DO THIS ▸ Produce an exact transcription of the listing below, omitting the pictures.

***

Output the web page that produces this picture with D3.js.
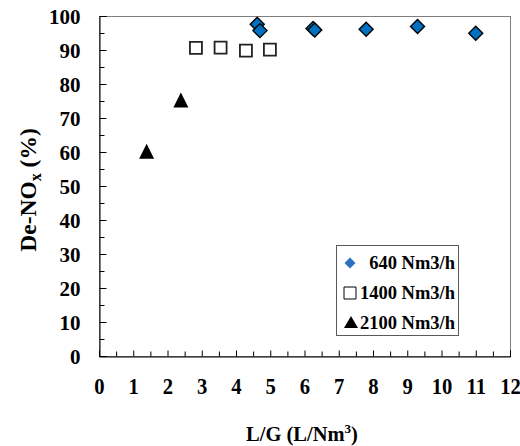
<!DOCTYPE html>
<html>
<head>
<meta charset="utf-8">
<script src="https://cdn.jsdelivr.net/npm/d3@7"></script>
<style>
  html, body { margin: 0; padding: 0; background: #fff; }
  svg { display: block; }
  text { font-family: "Liberation Serif", "Times New Roman", serif; font-weight: bold; fill: #000; }
</style>
</head>
<body>
<svg id="chart" width="520" height="446"></svg>
<script>
// L/G ratio (L/Nm3) and NOx removal (%) for each gas flow rate
const series640X  = [4.62, 4.70, 6.25, 6.30, 7.80, 9.30, 11.0];
const series640Y  = [97.6, 95.7, 96.3, 95.9, 96.1, 96.9, 94.9];
const series1400X = [2.83, 3.55, 4.29, 4.99];
const series1400Y = [90.6, 90.7, 89.8, 90.1];
const series2100X = [1.39, 2.39];
const series2100Y = [60.2, 75.3];

const seriesNames = ["640 Nm3/h", "1400 Nm3/h", "2100 Nm3/h"];
const xTicks = d3.range(0, 13, 1);
const xMinorTicks = d3.range(0.5, 12, 1);
const yTicks = d3.range(0, 101, 10);
const yMinorTicks = d3.range(5, 100, 10);

const svg = d3.select("#chart");
const plot = { left: 99, right: 510, top: 16, bottom: 356 };

const x = d3.scaleLinear().domain([0, 12]).range([plot.left, plot.right]);
const y = d3.scaleLinear().domain([0, 100]).range([plot.bottom, plot.top]);

// plot area frame
svg.append("rect")
  .attr("x", plot.left + 0.5).attr("y", plot.top + 0.5)
  .attr("width", plot.right - plot.left).attr("height", plot.bottom - plot.top)
  .attr("fill", "none").attr("stroke", "#7f7f7f").attr("stroke-width", 1);

// y axis, ticks pointing inward
const yAxis = svg.append("g")
  .attr("transform", `translate(${plot.left + 0.5},0)`)
  .call(d3.axisLeft(y).tickValues(yTicks).tickSize(-7).tickPadding(19).tickFormat(d3.format("d")));
svg.append("g")
  .attr("transform", `translate(${plot.left + 0.5},0)`)
  .call(d3.axisLeft(y).tickValues(yMinorTicks).tickSize(-5).tickFormat(""))
  .call(g => g.select(".domain").remove());
yAxis.selectAll("text").style("font-size", "21px").attr("dy", "0.34em");

// x axis, ticks pointing inward
const xAxis = svg.append("g")
  .attr("transform", `translate(0,${plot.bottom + 0.5})`)
  .call(d3.axisBottom(x).tickValues(xTicks).tickSize(-6).tickFormat(d3.format("d")));
svg.append("g")
  .attr("transform", `translate(0,${plot.bottom + 0.5})`)
  .call(d3.axisBottom(x).tickValues(xMinorTicks).tickSize(-5).tickFormat(""))
  .call(g => g.select(".domain").remove());
xAxis.selectAll("text")
  .style("font-size", "24px")
  .attr("y", 38).attr("dy", 0)
  .attr("transform", "scale(0.86,1)");

svg.selectAll(".domain").attr("stroke", "#000");
svg.selectAll(".tick line").attr("stroke", "#000");

// axis titles
const yTitle = svg.append("text")
  .attr("transform", `translate(36,190) rotate(-90)`)
  .attr("text-anchor", "middle")
  .style("font-size", "23.5px");
yTitle.append("tspan").text("De-NO");
yTitle.append("tspan").text("x").style("font-size", "16px").attr("dy", 5);
yTitle.append("tspan").text(" (%)").attr("dy", -5);

const xTitle = svg.append("text")
  .attr("x", 302).attr("y", 441)
  .attr("text-anchor", "middle")
  .style("font-size", "20.5px");
xTitle.append("tspan").text("L/G (L/Nm");
xTitle.append("tspan").text("3").style("font-size", "13px").attr("dy", -8);
xTitle.append("tspan").text(")").attr("dy", 8);

// marker shapes centred on their bounding boxes
const diamond = r => `M0,${-r}L${r},0L0,${r}L${-r},0Z`;
const square = s => `M${-s / 2},${-s / 2}h${s}v${s}h${-s}Z`;
const triangle = (w, h) => `M0,${-h / 2}L${w / 2},${h / 2}L${-w / 2},${h / 2}Z`;

const pts = (xs, ys) => xs.map((v, i) => ({ x: v, y: ys[i] }));

svg.append("g").selectAll("path")
  .data(pts(series2100X, series2100Y)).join("path")
  .attr("d", triangle(15, 15))
  .attr("transform", d => `translate(${x(d.x)},${y(d.y)})`)
  .attr("fill", "#000");

svg.append("g").selectAll("path")
  .data(pts(series1400X, series1400Y)).join("path")
  .attr("d", square(12))
  .attr("transform", d => `translate(${x(d.x)},${y(d.y)})`)
  .attr("fill", "#fff").attr("stroke", "#222").attr("stroke-width", 1.8);

svg.append("g").selectAll("path")
  .data(pts(series640X, series640Y)).join("path")
  .attr("d", diamond(7))
  .attr("transform", d => `translate(${x(d.x)},${y(d.y)})`)
  .attr("fill", "#0070c0").attr("stroke", "#000").attr("stroke-width", 1.4);

// legend
const legend = svg.append("g");
legend.append("rect")
  .attr("x", 336.5).attr("y", 245.5).attr("width", 122).attr("height", 90)
  .attr("fill", "#fff").attr("stroke", "#595959").attr("stroke-width", 1);

const rowY = [263, 293, 323];
legend.append("path").attr("d", diamond(5.5))
  .attr("transform", `translate(350,${rowY[0]})`).attr("fill", "#2a72c0");
legend.append("path").attr("d", square(12))
  .attr("transform", `translate(350,${rowY[1]})`).attr("fill", "#fff").attr("stroke", "#000").attr("stroke-width", 1);
legend.append("path").attr("d", triangle(14, 12))
  .attr("transform", `translate(351,${rowY[2] - 1})`).attr("fill", "#000");

legend.selectAll("text.item")
  .data(seriesNames).join("text")
  .attr("class", "item")
  .attr("x", 455).attr("y", (d, i) => rowY[i] + 6)
  .attr("text-anchor", "end")
  .style("font-size", "18.5px")
  .text(d => d);
</script>
</body>
</html>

***

TASK RESULT ▸
Output the web page that produces this picture with D3.js.
<!DOCTYPE html>
<html>
<head>
<meta charset="utf-8">
<script src="https://cdn.jsdelivr.net/npm/d3@7"></script>
<style>
  html, body { margin: 0; padding: 0; background: #fff; }
  svg { display: block; }
  text { font-family: "Liberation Serif", "Times New Roman", serif; font-weight: bold; fill: #000; }
</style>
</head>
<body>
<svg id="chart" width="520" height="446"></svg>
<script>
// L/G ratio (L/Nm3) and NOx removal (%) for each gas flow rate
const series640X  = [4.62, 4.70, 6.25, 6.30, 7.80, 9.30, 11.0];
const series640Y  = [97.6, 95.7, 96.3, 95.9, 96.1, 96.9, 94.9];
const series1400X = [2.83, 3.55, 4.29, 4.99];
const series1400Y = [90.6, 90.7, 89.8, 90.1];
const series2100X = [1.39, 2.39];
const series2100Y = [60.2, 75.3];

const seriesNames = ["640 Nm3/h", "1400 Nm3/h", "2100 Nm3/h"];
const xTicks = d3.range(0, 13, 1);
const xMinorTicks = d3.range(0.5, 12, 1);
const yTicks = d3.range(0, 101, 10);
const yMinorTicks = d3.range(5, 100, 10);

const svg = d3.select("#chart");
const plot = { left: 99, right: 510, top: 16, bottom: 356 };

const x = d3.scaleLinear().domain([0, 12]).range([plot.left, plot.right]);
const y = d3.scaleLinear().domain([0, 100]).range([plot.bottom, plot.top]);

// plot area frame
svg.append("rect")
  .attr("x", plot.left + 0.5).attr("y", plot.top + 0.5)
  .attr("width", plot.right - plot.left).attr("height", plot.bottom - plot.top)
  .attr("fill", "none").attr("stroke", "#7f7f7f").attr("stroke-width", 1);

// y axis, ticks pointing inward
const yAxis = svg.append("g")
  .attr("transform", `translate(${plot.left + 0.5},0)`)
  .call(d3.axisLeft(y).tickValues(yTicks).tickSize(-7).tickPadding(19).tickFormat(d3.format("d")));
svg.append("g")
  .attr("transform", `translate(${plot.left + 0.5},0)`)
  .call(d3.axisLeft(y).tickValues(yMinorTicks).tickSize(-5).tickFormat(""))
  .call(g => g.select(".domain").remove());
yAxis.selectAll("text").style("font-size", "21px").attr("dy", "0.34em");

// x axis, ticks pointing inward
const xAxis = svg.append("g")
  .attr("transform", `translate(0,${plot.bottom + 0.5})`)
  .call(d3.axisBottom(x).tickValues(xTicks).tickSize(-6).tickFormat(d3.format("d")));
svg.append("g")
  .attr("transform", `translate(0,${plot.bottom + 0.5})`)
  .call(d3.axisBottom(x).tickValues(xMinorTicks).tickSize(-5).tickFormat(""))
  .call(g => g.select(".domain").remove());
xAxis.selectAll("text")
  .style("font-size", "24px")
  .attr("y", 38).attr("dy", 0)
  .attr("transform", "scale(0.86,1)");

svg.selectAll(".domain").attr("stroke", "#000");
svg.selectAll(".tick line").attr("stroke", "#000");

// axis titles
const yTitle = svg.append("text")
  .attr("transform", `translate(36,190) rotate(-90)`)
  .attr("text-anchor", "middle")
  .style("font-size", "23.5px");
yTitle.append("tspan").text("De-NO");
yTitle.append("tspan").text("x").style("font-size", "16px").attr("dy", 5);
yTitle.append("tspan").text(" (%)").attr("dy", -5);

const xTitle = svg.append("text")
  .attr("x", 302).attr("y", 441)
  .attr("text-anchor", "middle")
  .style("font-size", "20.5px");
xTitle.append("tspan").text("L/G (L/Nm");
xTitle.append("tspan").text("3").style("font-size", "13px").attr("dy", -8);
xTitle.append("tspan").text(")").attr("dy", 8);

// marker shapes centred on their bounding boxes
const diamond = r => `M0,${-r}L${r},0L0,${r}L${-r},0Z`;
const square = s => `M${-s / 2},${-s / 2}h${s}v${s}h${-s}Z`;
const triangle = (w, h) => `M0,${-h / 2}L${w / 2},${h / 2}L${-w / 2},${h / 2}Z`;

const pts = (xs, ys) => xs.map((v, i) => ({ x: v, y: ys[i] }));

svg.append("g").selectAll("path")
  .data(pts(series2100X, series2100Y)).join("path")
  .attr("d", triangle(15, 15))
  .attr("transform", d => `translate(${x(d.x)},${y(d.y)})`)
  .attr("fill", "#000");

svg.append("g").selectAll("path")
  .data(pts(series1400X, series1400Y)).join("path")
  .attr("d", square(12))
  .attr("transform", d => `translate(${x(d.x)},${y(d.y)})`)
  .attr("fill", "#fff").attr("stroke", "#222").attr("stroke-width", 1.8);

svg.append("g").selectAll("path")
  .data(pts(series640X, series640Y)).join("path")
  .attr("d", diamond(7))
  .attr("transform", d => `translate(${x(d.x)},${y(d.y)})`)
  .attr("fill", "#0070c0").attr("stroke", "#000").attr("stroke-width", 1.4);

// legend
const legend = svg.append("g");
legend.append("rect")
  .attr("x", 336.5).attr("y", 245.5).attr("width", 122).attr("height", 90)
  .attr("fill", "#fff").attr("stroke", "#595959").attr("stroke-width", 1);

const rowY = [263, 293, 323];
legend.append("path").attr("d", diamond(5.5))
  .attr("transform", `translate(350,${rowY[0]})`).attr("fill", "#2a72c0");
legend.append("path").attr("d", square(12))
  .attr("transform", `translate(350,${rowY[1]})`).attr("fill", "#fff").attr("stroke", "#000").attr("stroke-width", 1);
legend.append("path").attr("d", triangle(14, 12))
  .attr("transform", `translate(351,${rowY[2] - 1})`).attr("fill", "#000");

legend.selectAll("text.item")
  .data(seriesNames).join("text")
  .attr("class", "item")
  .attr("x", 455).attr("y", (d, i) => rowY[i] + 6)
  .attr("text-anchor", "end")
  .style("font-size", "18.5px")
  .text(d => d);
</script>
</body>
</html>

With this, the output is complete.